Music Around the Corner is a concert series founded by violinist Emma Meinrenken and violist Lynn Sue-A-Quan in 2023, featuring Toronto-born and based classical musicians. Along with showcasing both traditional and contemporary classical repertoire, including Canadian composers and arrangers, their mandate includes turning a spotlight on Toronto businesses and venues.

Emma Meinrenken, Violinist, Co-Director

Emma Meinrenken is currently pursuing her Master of Musical Arts at Yale University with Augustin Hadelich. She earned a BMus from the Curtis Institute, and won Yale’s Presser Foundation Graduate Music Award. Her international competition wins include 1st place at the Stradivarius International Violin Competition and the Prix Ravel at the Ecole d’Art Américaines de Fontainebleau.

Emma has performed in Canada and throughout Europe, and made her Carnegie Hall debut premiering a piece by Fred Lerdahl. She is a faculty member for the Music Niagara Festival’s performance academy. Emma performs on the 1717 Windsor-Weinstein Stradivarius, on loan from the Canada Council for the Arts.

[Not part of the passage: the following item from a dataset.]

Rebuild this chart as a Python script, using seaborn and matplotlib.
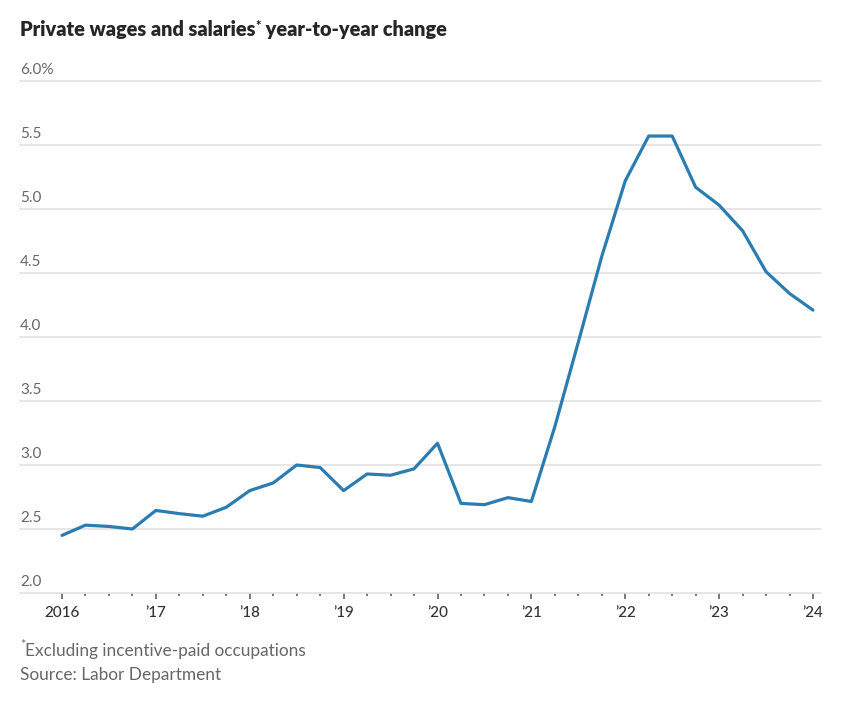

Lynn Sue-a-Quan, Violist, Co-Director

Violist Lynn Sue-A-Quan earned both a bachelor’s and master’s degrees at The Juilliard School. She is currently a member of the Jacksonville Symphony. She has also performed with the Indianapolis Symphony Orchestra, Toronto Symphony Orchestra, and the New York Philharmonic, and has performed as a soloist with orchestras across North America, and at festivals in North America and Europe.

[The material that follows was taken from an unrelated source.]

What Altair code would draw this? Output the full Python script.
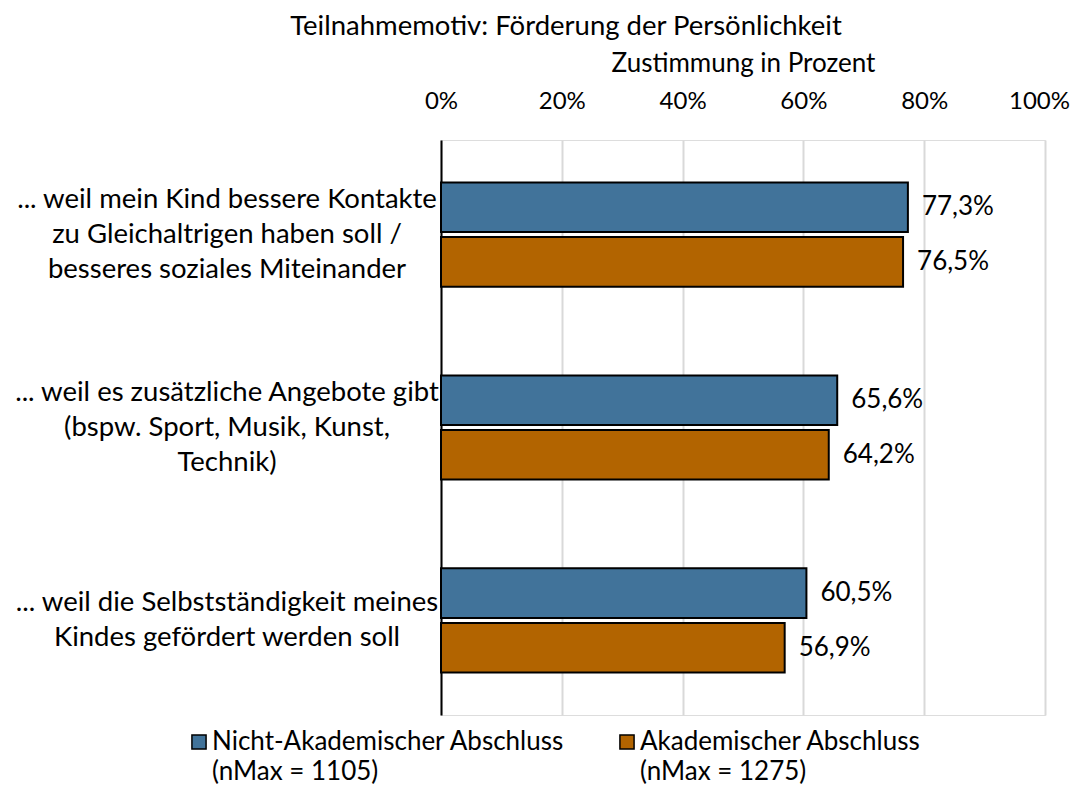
import altair as alt
import pandas as pd

categories = [
    "... weil mein Kind bessere Kontakte|zu Gleichaltrigen haben soll /|besseres soziales Miteinander",
    "... weil es zusätzliche Angebote gibt|(bspw. Sport, Musik, Kunst,|Technik)",
    "... weil die Selbstständigkeit meines|Kindes gefördert werden soll",
]
series = ["Nicht-Akademischer Abschluss|(nMax = 1105)", "Akademischer Abschluss|(nMax = 1275)"]
values_nicht_akad = [77.3, 65.6, 60.5]
values_akad = [76.5, 64.2, 56.9]
colors = ["#41739A", "#B26400"]
x_ticks = [0, 20, 40, 60, 80, 100]

rows = []
for c, a, b in zip(categories, values_nicht_akad, values_akad):
    for s, v in zip(series, [a, b]):
        rows.append({"cat": c, "series": s, "value": v,
                     "label": f"{v:.1f}".replace(".", ",") + "%"})
df = pd.DataFrame(rows)
cat_df = pd.DataFrame({"cat": categories, "nlines": [c.count("|") + 1 for c in categories]})

FONT = "Lato"
FS = 26
FS_CAT = 27.5
LH = 35

y_enc = alt.Y("cat:N", sort=categories,
              scale=alt.Scale(paddingInner=0.46, paddingOuter=0.22),
              axis=alt.Axis(labels=False, ticks=False, title=None,
                            domainColor="black", domainWidth=2, grid=False))
yoff = alt.YOffset("series:N", sort=series,
                   scale=alt.Scale(paddingInner=0.09, paddingOuter=0))
x_enc = alt.X("value:Q", scale=alt.Scale(domain=[0, 100]),
              axis=alt.Axis(orient="top", values=x_ticks,
                            labelExpr="datum.value + '%'",
                            labelFlush=False,
                            title="Zustimmung in Prozent",
                            titleFontWeight="normal", titleFontSize=FS, titleFont=FONT,
                            titlePadding=13, titleColor="black",
                            labelFontSize=24, labelFont=FONT, labelColor="black",
                            labelPadding=27,
                            labelOffset=alt.ConditionalAxisNumber(
                                condition={"test": "datum.value == 100", "value": -6}, value=0),
                            domain=False, ticks=False,
                            grid=True, gridColor="#D9D9D9", gridWidth=2))

bars = alt.Chart(df).mark_bar(stroke="black", strokeWidth=2).encode(
    x=x_enc, y=y_enc, yOffset=yoff,
    color=alt.Color("series:N", sort=series,
                    scale=alt.Scale(domain=series, range=colors),
                    legend=alt.Legend(title=None, orient="none", direction="horizontal",
                                      legendX=-255, legendY=589,
                                      symbolType="square", symbolSize=200,
                                      symbolStrokeColor="black", symbolStrokeWidth=1.5,
                                      symbolOpacity=1,
                                      labelExpr="split(datum.label, '|')",
                                      labelFont=FONT, labelFontSize=FS, labelColor="black",
                                      labelOffset=0, columnPadding=49,
                                      labelLimit=600)),
)

vlabels = alt.Chart(df).mark_text(align="left", baseline="middle", dx=14,
                                  font=FONT, fontSize=FS, color="black").encode(
    x="value:Q", y=alt.Y("cat:N", sort=categories), yOffset=yoff, text="label:N")

cat3 = alt.Chart(cat_df).transform_filter("datum.nlines == 3").mark_text(
    align="center", baseline="middle", lineBreak="|", lineHeight=LH, dy=-LH,
    font=FONT, fontSize=FS_CAT, color="black").encode(
    y=alt.Y("cat:N", sort=categories), x=alt.value(-214), text="cat:N")
cat2 = alt.Chart(cat_df).transform_filter("datum.nlines == 2").mark_text(
    align="center", baseline="middle", lineBreak="|", lineHeight=LH, dy=-LH / 2,
    font=FONT, fontSize=FS_CAT, color="black").encode(
    y=alt.Y("cat:N", sort=categories), x=alt.value(-214), text="cat:N")

chart = alt.layer(bars, vlabels, cat3, cat2).properties(
    width=604, height=575,
    title=alt.TitleParams("Teilnahmemotiv: Förderung der Persönlichkeit",
                          font=FONT, fontSize=FS_CAT, fontWeight="normal", color="black",
                          anchor="middle", dx=-177, offset=10),
    autosize=alt.AutoSizeParams(type="none"),
    padding={"left": 433, "top": 132, "right": 25, "bottom": 73},
).configure_view(stroke=None).configure(font=FONT, style={"guide-label": {"lineHeight": 30}})

chart.save("out.html", embed_options={"renderer": "svg", "actions": False})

She is a dedicated music educator, and a recipient of the Morse Teaching Artists Fellowship at Juilliard, an award that allowed her to teach students in public schools in New York City.

Astrid Nakamura, Violinist

Astrid Nakamura completed her undergraduate degree at McGill University, followed by a master’s at Rice University. She is a busy chamber, solo and orchestral musician, and has performed with ensembles and orchestras across North America, including the Houston Symphony, Montreal Symphony, Musiqa Houston, Kinetic Ensemble and Ensemble Urbain, among others.

Competition wins include third place at the 2024 Eckhardt-Gramatté Competition, second in the 2022 Golden Violin Competition at McGill University, and first at the 2021 McGill Concerto Competition. She performs on the c.1830-1850 ‘Eckhardt-Gramatte’ Chanot I violin, on loan from the Canada Council for the Arts Musical Instrument Bank.

Astrid is committed to outreach, including teaching at public elementary schools, and concerts in partnership with the MD Anderson Cancer Center, and the University of Houston BRAIN Center.

Matthew Christakos, Cellist

Matthew Christakos was appointed as the new Associate Principal Cello of the New York Philharmonic in January 2024. He won the 2019 Canada Council for the Arts’s Michael Measures Prize, and was named on CBC Music’s 30 Hot Canadian Classical Musicians Under 30 list the same year. He is the former principal cello of the Toronto Symphony Youth Orchestra.

Matthew began playing the cello at the age of four. After beginning his formal studies at the Royal Conservatory of Music’s Phil and Eli Taylor Performance Academy for Young Artists, where he won the concerto competition and was a featured soloist with the Academy Chamber Orchestra, he went on to study at the Curtis Institute of Music before launching his professional career.

The Venues

On December 28, the quartet will be performing at the Glad Day Bookstore, the world’s oldest LGBT bookstore. Founded in 1970, it’s a welcoming space. The concert is hoped to boost their fundraising efforts (details here).

On December 29, the quartet performs at Blood Brothers Brewing, a craft microbrewery in the west end of the city, newly equipped with a performance stage and upgraded sound systems (along with beer flights to pair with each piece).